Cara Mengkritik Pemimpin Zalim

islamindonesia.id – Islam tak menafikan adanya pemimpin yang zalim dalam menjalankan kepemimpinannya. Pemimpin zalim dapat diartikan sebagai pemimpin yang melanggar aturan dan tidak memperhatikan rakyat, menyebabkan rakyat menderita, dan bertindak tidak adil.
Sebenarnya, tidak ada perbedaan signifikan dalam mengkritik pemimpin yang zalim. Kritik harus tetap disampaikan dengan cara yang baik dan data yang valid. Dengan fakta-fakta dan data-data, bukan dengan fitnah.
Kritik, hendaknya disampaikan terkait dengan kebijakan yang dihasilkan oleh pemimpin, bukan pribadi sang pemimpin itu sendiri. Ini harus disampaikan dengan bahasa yang baik, tidak kasar, dan tidak mengandung sentimen pribadi.

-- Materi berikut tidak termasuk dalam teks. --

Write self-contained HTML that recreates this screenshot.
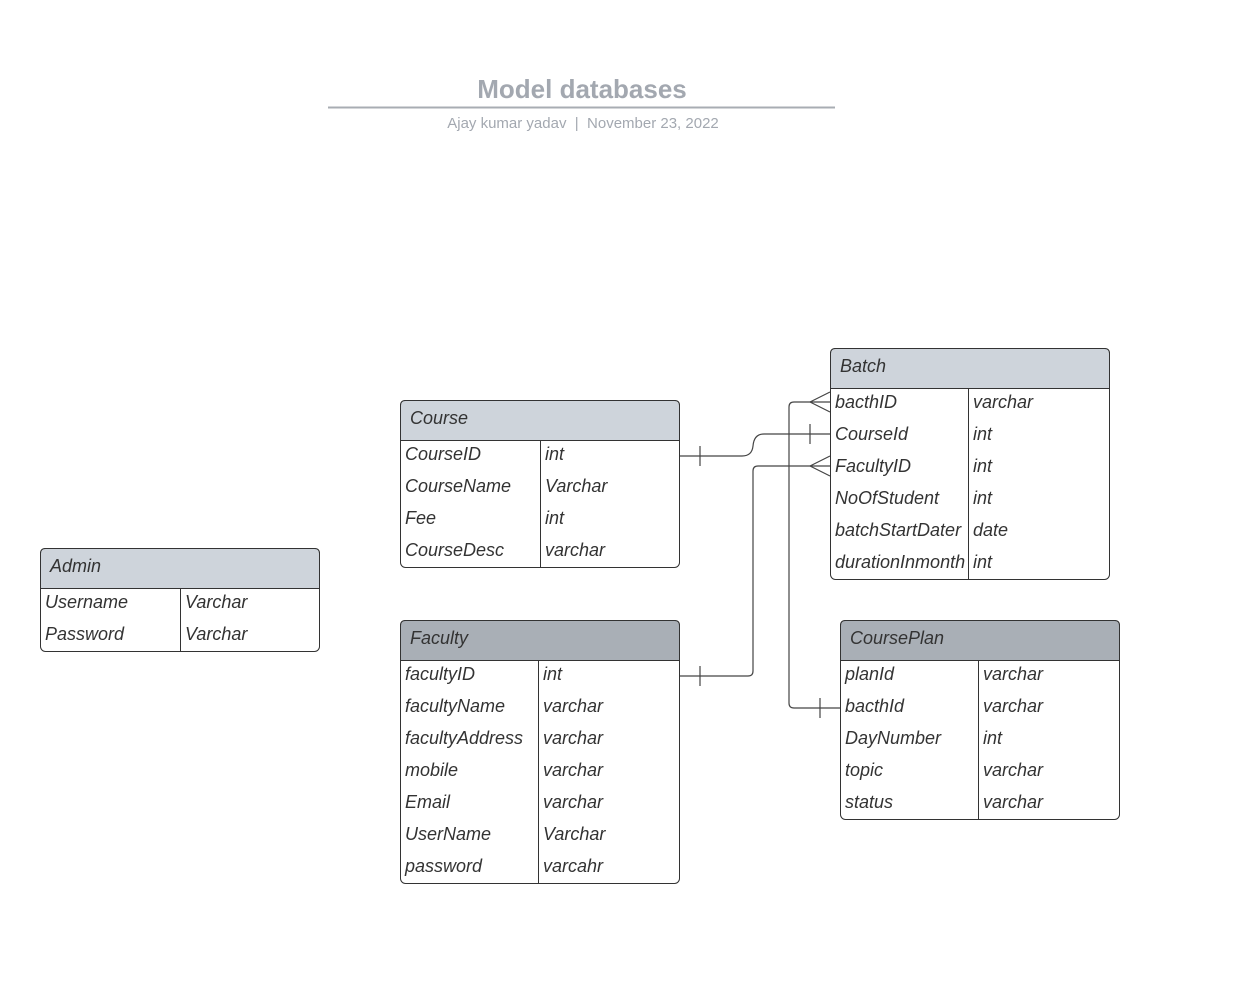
<!DOCTYPE html>
<html><head><meta charset="utf-8"><style>
html,body{margin:0;padding:0;background:#fff;}
svg{display:block;}
text{font-family:"Liberation Sans",sans-serif;}
.t{font-size:18px;font-style:italic;fill:#333;}
</style></head><body>
<svg width="1244" height="995" viewBox="0 0 1244 995" xmlns="http://www.w3.org/2000/svg">
<rect width="1244" height="995" fill="#fff"/>
<text x="582" y="98" text-anchor="middle" font-size="26" font-weight="bold" fill="#a3a8b0">Model databases</text>
<line x1="328" y1="107.5" x2="835" y2="107.5" stroke="#a8adb3" stroke-width="2"/>
<text x="583" y="128" text-anchor="middle" font-size="15" fill="#a3a8b0">Ajay kumar yadav &#160;|&#160; November 23, 2022</text>

<g fill="none" stroke="#444" stroke-width="1.2">
<path d="M680 456 H742 Q752 456 753 446 Q754 434 764 434 H830"/>
<line x1="700" y1="446" x2="700" y2="466"/>
<line x1="810" y1="424" x2="810" y2="444"/>
<path d="M680 676 H748 Q753 676 753 671 V471 Q753 466 758 466 H830"/>
<line x1="700" y1="666" x2="700" y2="686"/>
<path d="M810 466 L830 456 M810 466 L830 476"/>
<path d="M840 708 H794 Q789 708 789 703 V407 Q789 402 794 402 H830"/>
<line x1="820" y1="698" x2="820" y2="718"/>
<path d="M810 402 L830 392 M810 402 L830 412"/>
</g>

<g>
<rect x="40.5" y="548.5" width="279" height="103" rx="5" fill="#fff" stroke="#333"/>
<path d="M40.5 588.5 V553.5 Q40.5 548.5 45.5 548.5 H314.5 Q319.5 548.5 319.5 553.5 V588.5 Z" fill="#ced4db" stroke="#333"/>
<line x1="180.5" y1="588" x2="180.5" y2="652" stroke="#333"/>
<text class="t" x="50" y="572">Admin</text>
<text class="t" x="45" y="608">Username</text><text class="t" x="185" y="608">Varchar</text>
<text class="t" x="45" y="640">Password</text><text class="t" x="185" y="640">Varchar</text>
</g>

<g>
<rect x="400.5" y="400.5" width="279" height="167" rx="5" fill="#fff" stroke="#333"/>
<path d="M400.5 440.5 V405.5 Q400.5 400.5 405.5 400.5 H674.5 Q679.5 400.5 679.5 405.5 V440.5 Z" fill="#ced4db" stroke="#333"/>
<line x1="540.5" y1="440" x2="540.5" y2="568" stroke="#333"/>
<text class="t" x="410" y="424">Course</text>
<text class="t" x="405" y="460">CourseID</text><text class="t" x="545" y="460">int</text>
<text class="t" x="405" y="492">CourseName</text><text class="t" x="545" y="492">Varchar</text>
<text class="t" x="405" y="524">Fee</text><text class="t" x="545" y="524">int</text>
<text class="t" x="405" y="556">CourseDesc</text><text class="t" x="545" y="556">varchar</text>
</g>

<g>
<rect x="830.5" y="348.5" width="279" height="231" rx="5" fill="#fff" stroke="#333"/>
<path d="M830.5 388.5 V353.5 Q830.5 348.5 835.5 348.5 H1104.5 Q1109.5 348.5 1109.5 353.5 V388.5 Z" fill="#ced4db" stroke="#333"/>
<line x1="968.5" y1="388" x2="968.5" y2="580" stroke="#333"/>
<text class="t" x="840" y="372">Batch</text>
<text class="t" x="835" y="408">bacthID</text><text class="t" x="973" y="408">varchar</text>
<text class="t" x="835" y="440">CourseId</text><text class="t" x="973" y="440">int</text>
<text class="t" x="835" y="472">FacultyID</text><text class="t" x="973" y="472">int</text>
<text class="t" x="835" y="504">NoOfStudent</text><text class="t" x="973" y="504">int</text>
<text class="t" x="835" y="536">batchStartDater</text><text class="t" x="973" y="536">date</text>
<text class="t" x="835" y="568">durationInmonth</text><text class="t" x="973" y="568">int</text>
</g>

<g>
<rect x="400.5" y="620.5" width="279" height="263" rx="5" fill="#fff" stroke="#333"/>
<path d="M400.5 660.5 V625.5 Q400.5 620.5 405.5 620.5 H674.5 Q679.5 620.5 679.5 625.5 V660.5 Z" fill="#a9afb6" stroke="#333"/>
<line x1="538.5" y1="660" x2="538.5" y2="884" stroke="#333"/>
<text class="t" x="410" y="644">Faculty</text>
<text class="t" x="405" y="680">facultyID</text><text class="t" x="543" y="680">int</text>
<text class="t" x="405" y="712">facultyName</text><text class="t" x="543" y="712">varchar</text>
<text class="t" x="405" y="744">facultyAddress</text><text class="t" x="543" y="744">varchar</text>
<text class="t" x="405" y="776">mobile</text><text class="t" x="543" y="776">varchar</text>
<text class="t" x="405" y="808">Email</text><text class="t" x="543" y="808">varchar</text>
<text class="t" x="405" y="840">UserName</text><text class="t" x="543" y="840">Varchar</text>
<text class="t" x="405" y="872">password</text><text class="t" x="543" y="872">varcahr</text>
</g>

<g>
<rect x="840.5" y="620.5" width="279" height="199" rx="5" fill="#fff" stroke="#333"/>
<path d="M840.5 660.5 V625.5 Q840.5 620.5 845.5 620.5 H1114.5 Q1119.5 620.5 1119.5 625.5 V660.5 Z" fill="#a9afb6" stroke="#333"/>
<line x1="978.5" y1="660" x2="978.5" y2="820" stroke="#333"/>
<text class="t" x="850" y="644">CoursePlan</text>
<text class="t" x="845" y="680">planId</text><text class="t" x="983" y="680">varchar</text>
<text class="t" x="845" y="712">bacthId</text><text class="t" x="983" y="712">varchar</text>
<text class="t" x="845" y="744">DayNumber</text><text class="t" x="983" y="744">int</text>
<text class="t" x="845" y="776">topic</text><text class="t" x="983" y="776">varchar</text>
<text class="t" x="845" y="808">status</text><text class="t" x="983" y="808">varchar</text>
</g>
</svg>
</body></html>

Pada masa sekarang, kritik dapat dilakukan dengan berbagai media, baik surat terbuka, televisi, media sosial, bahkan dengan demonstrasi. Asal sesuai dengan aturan yang ada.
Dalam konteks wilayah tertentu, seperti kota atau negara, menteri maupun pejabat di bawah presiden atau gubernur juga boleh memberikan saran. Namun, ini tidak boleh disampaikan di ruang-ruang terbuka. Para menteri dapat bertemu langsung dengan presiden untuk meminta kebijakan ditinjau kembali.
Namun, jika keputusan telah dibuat, maka menteri harus menerima keputusan tersebut dan tidak menyampaikan protesnya secara terbuka di luar pertemuan tersebut.
Hal serupa juga berlaku bagi para ulama. Para ulama yang ingin menyampaikan kritik dan saran, hendaknya melalui organisasi. Mereka dapat meminta waktu untuk bertemu langsung dengan para pemimpin dan menyampaikan kritik serta saran secara santun.
Adapun kritik yang disampaikan melalui meme dan berita-berita di media sosial, tidak dapat disebut sebagai kritik. Meme lebih bersifat sindiran, sementara berita yang disebar di media sosial harus dipastikan dulu kebenarannya. Sedangkan untuk pers, ada prinsip cover both side. Yakni informasi dari kedua belah pihak harus berimbang.
Di samping itu, perlu ditekankan agar berita yang belum jelas hendaknya diklarifikasi terlebih dahulu agar tidak menjadi fitnah. Sebagai contoh: Kalau kita menduga ada korupsi, maka segera saja kita laporkan ke KPK. Namun apabila itu perilaku pribadi, misal perkara selingkuh, sebaiknya kita tidak membuka aib itu ke tengah publik.
Kembali pada perkara pemimpin zalim, ada sebagian ulama yang mengartikan pemimpin zalim sebagai pemimpin yang menempatkan kebijakan di tempat yang salah, termasuk menghasilkan regulasi yang merugikan orang banyak.
Terkait hal ini, umat Islam memiliki media untuk menasihati pemimpin yang tidak dimiliki umat lain, yaitu melalui Shalat Jumat yang dihadiri para pemimpin wilayah atau negara. Di ruang ini, para ulama memiliki kesempatan untuk menasihati dan mengingatkan mereka.
Meskipun tentu saja, dalam memberikan kritik, sosok pemimpin tidak boleh hanya selalu disalahkan. Ia perlu diingatkan akan besarnya pahala dan balasan dari Allah SWT apabila tanggung jawabnya dalam memimpin dilaksanakan dengan benar. Artinya, kita jangan hanya menghujat dan menjelekkan, tapi lupa untuk menyampaikan janji Allah yang begitu besar untuk para pemimpin.